Why did Frankenstein author Mary Shelley call Kentish Town an ‘odious swamp?’ (If it makes you feel any better, local readers, Naples was a ‘paradise inhabited by devils’, her villa on the Italian Riviera a ‘dungeon’).
In 1824 Shelley moved to Bartholomew Place, a rather lovely terrace built with ‘unobstructed views over Holloway and Islington’; now it’s the run-down parade adjoining The Abbey Tavern.
And look (main pic) how the section of high street appeared in James King’s Kentish Town Panorama, around twenty years earlier, when it was still an orchard, no less.
Shelley had grown up in Somers Town, the daughter of privelege, and published her most famous work anonymously six years previously. The move to NW5 was precipitated after her husband Percy drowned in Italy, along with her bezzie mate Jane’s fella Edward.
It’s not quite clear whether the two women lived near or actually with each other, but Shelley biographer Muriel Spark whispers there may have been a sapphic overtone in the relations; was she ‘a little in love’ with Jane? (Her later letters would back this up: ‘Often leaving you at Kentish Town I have wept from the overflow of affection.’)
Love, orchards, gardens with unobstructed views. Sounds idyllic right? Wrong. Not long after, another good mate of theirs, Byron, popped his clogs – and the pair famously watched his passing funeral procession up towards Highgate from the windows of No.5; in The Fields Beneath, Gillian Tindall imagines them pondering the ‘effects of time and chance and on the premature deaths of their husbands.’
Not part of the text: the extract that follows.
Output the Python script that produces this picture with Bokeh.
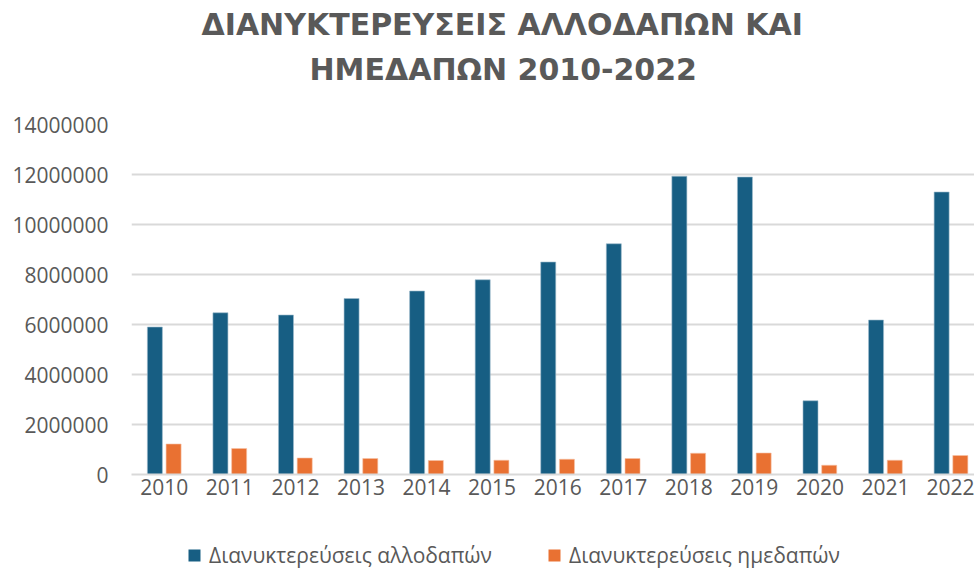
from bokeh.plotting import figure
from bokeh.layouts import column
from bokeh.models import (FixedTicker, BasicTickFormatter, Legend, LegendItem,
                          Title, Range1d, ColumnDataSource)
from bokeh.transform import dodge
from bokeh.embed import file_html
from bokeh.resources import INLINE

# ---- data ----
years = [2010, 2011, 2012, 2013, 2014, 2015, 2016, 2017, 2018, 2019, 2020, 2021, 2022]
foreign = [5900000, 6470000, 6380000, 7040000, 7340000, 7790000, 8500000,
           9230000, 11930000, 11900000, 2950000, 6180000, 11300000]
domestic = [1220000, 1040000, 660000, 640000, 560000, 570000, 610000,
            640000, 850000, 860000, 370000, 570000, 760000]
series_names = ["Διανυκτερεύσεις αλλοδαπών", "Διανυκτερεύσεις ημεδαπών"]
title_lines = ["ΔΙΑΝΥΚΤΕΡΕΥΣΕΙΣ ΑΛΛΟΔΑΠΩΝ ΚΑΙ", "ΗΜΕΔΑΠΩΝ 2010-2022"]
y_ticks = [0, 2000000, 4000000, 6000000, 8000000, 10000000, 12000000, 14000000]

BLUE = "#175e83"
ORANGE = "#e97132"
GREY_TXT = "#595959"
GRID = "#d9d9d9"
FONT = "Open Sans"
TITLE_FONT = "DejaVu Sans"

src = ColumnDataSource(dict(year=years, foreign=foreign, domestic=domestic))

p = figure(width=974, height=520, output_backend="svg", toolbar_location=None,
           x_range=Range1d(2009.5, 2022.358), y_range=Range1d(0, 14000000),
           min_border_left=131, min_border_right=0, min_border_top=122,
           min_border_bottom=46)
p.outline_line_color = None
p.background_fill_color = "white"
p.border_fill_color = "white"

r1 = p.vbar(x=dodge("year", -0.1435), top="foreign", width=0.229, source=src,
            fill_color=BLUE, line_color="#9fbccd", line_width=0.6)
r2 = p.vbar(x=dodge("year", 0.142), top="domestic", width=0.229, source=src,
            fill_color=ORANGE, line_color="#f6c1a4", line_width=0.6)

# axes
p.xaxis.ticker = FixedTicker(ticks=years)
p.xaxis.major_tick_line_color = None
p.xaxis.minor_tick_line_color = None
p.xaxis.axis_line_color = GRID
p.xaxis.axis_line_width = 2
p.xaxis.major_label_text_font = FONT
p.xaxis.major_label_text_font_size = "21px"
p.xaxis.major_label_text_color = GREY_TXT
p.xaxis.major_label_standoff = -2

p.yaxis.ticker = FixedTicker(ticks=y_ticks)
p.yaxis.formatter = BasicTickFormatter(use_scientific=False)
p.yaxis.major_tick_line_color = None
p.yaxis.minor_tick_line_color = None
p.yaxis.axis_line_color = None
p.yaxis.major_label_text_font = FONT
p.yaxis.major_label_text_font_size = "21px"
p.yaxis.major_label_text_color = GREY_TXT
p.yaxis.major_label_standoff = 17

p.xgrid.grid_line_color = None
p.ygrid.ticker = FixedTicker(ticks=y_ticks)
p.ygrid.grid_line_color = GRID
p.ygrid.grid_line_width = 2

# titles: spacer nearest the plot, then line 2, then line 1
spacer = Title(text=" ", text_font=TITLE_FONT, text_font_size="10px",
               standoff=21, text_color="white")
t2 = Title(text=title_lines[1], align="left", offset=178,
           text_font=TITLE_FONT, text_font_style="bold", text_font_size="30px",
           text_color=GREY_TXT, standoff=8)
t1 = Title(text=title_lines[0], align="left", offset=70,
           text_font=TITLE_FONT, text_font_style="bold", text_font_size="30px",
           text_color=GREY_TXT, standoff=8)
p.add_layout(spacer, "above")
p.add_layout(t2, "above")
p.add_layout(t1, "above")

# legend strip below the chart (its frame is aligned with the chart frame)
p2 = figure(width=974, height=52, output_backend="svg", toolbar_location=None,
            x_range=Range1d(0, 974), y_range=Range1d(0, 52),
            x_axis_location=None, y_axis_location=None,
            min_border=0)
p2.outline_line_color = None
p2.grid.visible = False
# legend-key renderers (square markers), placed outside the visible range
lr1 = p2.scatter(x=[-500], y=[1], marker="square", size=12,
                 fill_color=BLUE, line_color=None)
lr2 = p2.scatter(x=[-500], y=[1], marker="square", size=12,
                 fill_color=ORANGE, line_color=None)

legend = Legend(items=[LegendItem(label=series_names[0], renderers=[lr1]),
                       LegendItem(label=series_names[1], renderers=[lr2])],
                orientation="horizontal", location=(48, 2),
                label_text_font=FONT, label_text_font_size="21px",
                label_text_color=GREY_TXT, glyph_width=30, glyph_height=30,
                label_standoff=-5, spacing=47, padding=0, margin=0,
                border_line_color=None, background_fill_alpha=0)
p2.add_layout(legend)

layout = column(p, p2, spacing=0)
open("out.html", "w").write(file_html(layout, INLINE))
But where did the odious swamp comment come from? K-Town in the 1820s was renowned for its supremely healthy atmosphere. The only explanation would be that Shelley was prone to extreme bouts of depression. After the deaths of three of her children, it was so acute her husband Percy had recorded this: ‘My dearest Mary, wherefore hast thou gone/ And left me in this dreary world alone?’
And in July 1824 she wrote:
‘Here then we are, Jane and I, in Kentish Town…We live near each other now, and, seeing each other almost daily, for ever dwell on one subject…The country about here is really pretty; lawny uplands, wooded parks, green lanes, and gentle hills form agreeable and varying combinations. If we had orange sunsets, cloudless noons, fireflies, large halls, I should not find the scenery amiss, and yet I can attach myself to nothing here; neither among the people, though some are good and clever, nor to the places, though they be pretty.’
(But then again she may have just been having a bad day. You should hear some of the things that topple out of Mrs Kentishtowner’s gob after an altercation on the Crescent).
Mary Shelley did have a bit of va va voom, however, and embraced the unconventional – surely the spirit of NW5 all over. In 1827 – whilst still living in the Swamp – she was party to a scheme that enabled her friend Isabel Robinson and Isabel’s lover, Mary Diana Dods (who wrote under the name David Lyndsay) to embark on a life together in France as man and wife. She showed utmost dedication to their happiness, even obtaining false passports for the couple. A typical night down Annie’s Bar, then.